Building Toward Replaceability

The deeper reason to adopt this architecture is resilience against model capability changes.

Agent harnesses written in 2023 encoded assumptions that made sense at the time: models needed explicit state tracking because they couldn't maintain coherent context across many turns; tool calls had to be formatted in specific ways because models didn't reliably follow free-form instructions; error recovery had to be scripted because models couldn't reason about failures. Many of those assumptions are now wrong for current models, and will be wrong in different ways for future models.

A harness baked into a stateful, long-running process is hard to update without disrupting sessions. A stateless harness is just a function: events in, model call out, results logged. You can replace that function without touching the session log. You can run two harness implementations in parallel — routing some sessions to the new one, keeping others on the old one — and compare behavior directly.

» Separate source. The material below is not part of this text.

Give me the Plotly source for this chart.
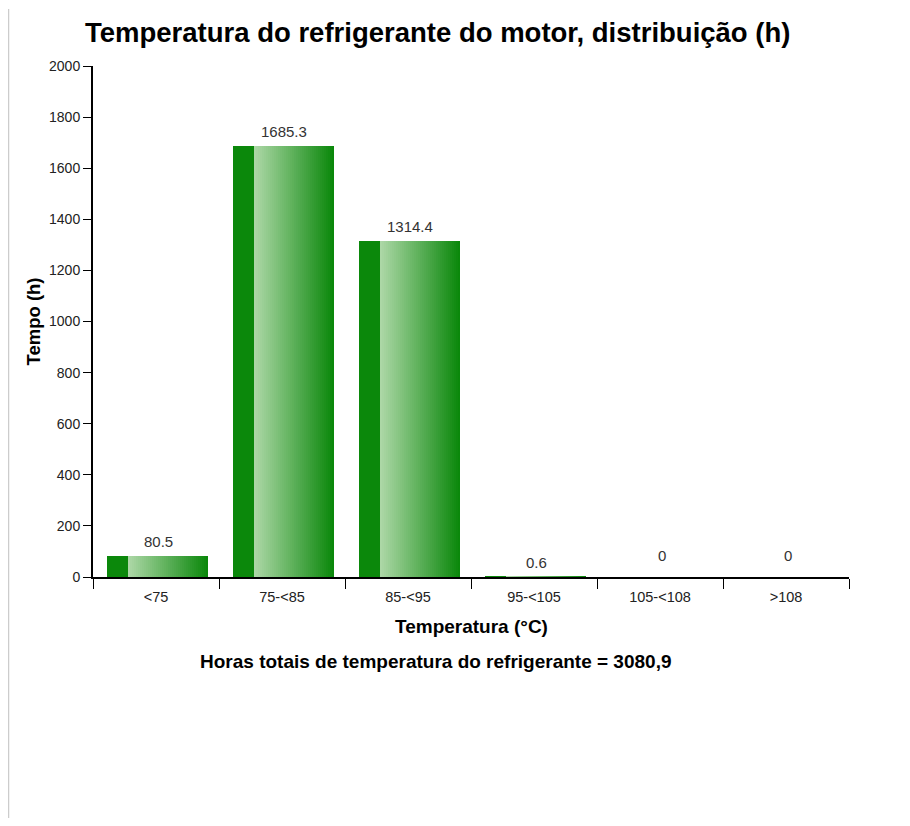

This is the key property that operating system abstractions provide: the read() system call has the same interface whether it's reading from a 1970s disk pack or a modern SSD. The abstraction outlasts the implementations beneath it. A well-designed harness interface can outlast several generations of underlying model capability.

The architectural work to separate these components is real — it requires rethinking how state flows through the system and investing in external session storage. But the payoff is a system that can evolve as models improve, without requiring you to rebuild from scratch each time the model capabilities shift.

What to Build First

If you're starting a new agent system, the minimal viable implementation of this pattern is:

• Persist every event to an external store (even a database table works) before processing it
• Make the harness a pure function that takes a session ID, fetches events, runs inference, and appends results — with no in-memory state that persists between invocations
• Run tool execution in a separate process that communicates via a narrow interface, and never pass credentials directly to that process

You don't need to get the sandbox isolation perfect on day one. But getting the session externalized early prevents the class of failures where a restart loses everything — and it makes the rest of the architecture much easier to evolve.

The harness that hardcodes assumptions about the current model will be your biggest liability as models improve. Build it to be replaced.